Legendary comics artist R. Crumb (above, with fan) spoke at the Prince Theater on Saturday as part of the Chestertown Book Festival. The talk was moderated by Robbi Behr (of Idiots' Books), and she proved to be the perfect choice for the job. She asked probing, sometimes provocative, questions that elicited insightful answers and some good-natured sparring. There was no hero worship involved.
"This is a once in a lifetime opportunity," Behr told the crowd. "But I was also a little nervous because, frankly, when I looked at Robert’s work, it kind of made me sick to my stomach. And it makes me start to sweat. I can’t tell if it’s because I dislike it, or if it’s because it makes me uncomfortable."
She showed slides of Crumb's work, including examples of the voluptuous women that are his trademark. "He reduced them to just butts, legs, and thighs," Behr pointed out.
"That’s an oxymoron," quipped Crumb. "What are they reduced from?"
That drew laughter and a few groans form the audience.
"The question is," continued Behr, "Is he a misogynist?

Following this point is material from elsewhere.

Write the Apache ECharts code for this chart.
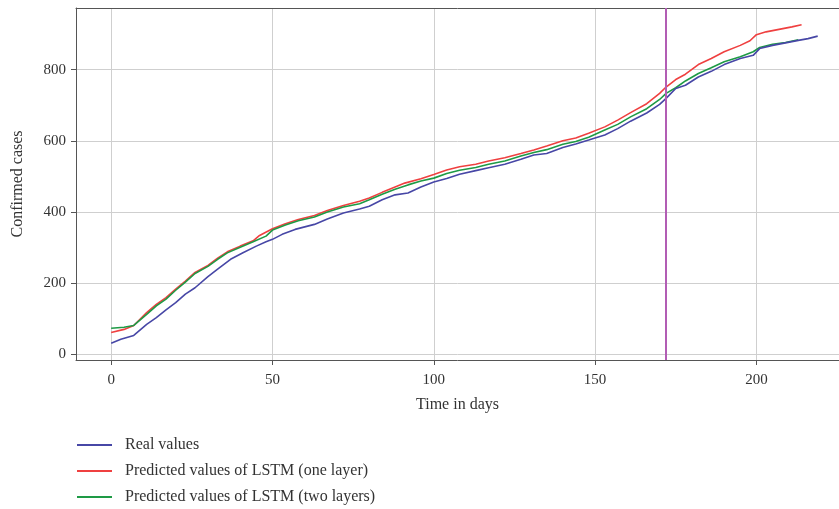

Does he hate women?"
"I’ve been called pornographer, misogynist, pervert, and it’s all true," responded Crumb. "At least I’m honest. I put it out there."
With a disarming smile, Behr asked, "Are you brilliant or stupid?"
"I don’t think I’m brilliant or stupid," said Crumb. "I’m crazy."
That he is, but Behr also drew out his keen intelligence and subversive sense of humor. It was interesting to hear Crumb tell why his most recent book, an illustrated version of the Book of Genesis, is completely devoid of satire or irony. "The story itself is so strange that it doesn’t need to be satirized," he explained. "It was four years of work, and, once I got into it, there was no turning back. It was like laying track for the Trans-Siberian Railroad."
Crumb's sister Carol, who lives in Chestertown, arrived near the end of the talk, and Crumb told the crowd she was the reason he was in town. She'd just gotten out of the hospital after being treated for a lung ailment, and Crumb had the audience chant, "Carol, you must stop smoking. Carol, you must stop smoking."
"Now, she's so mortified she needs a cigarette," he joked.
It was all great fun.
While there, I ran into Jeffrey Gordon, who was interviewing Crumb for his Johnny Eck documentary. Apparently, Crumb and Eck corresponded in the early 1980s, and Crumb did the cover art for Eck's autobiography, whiich was never published.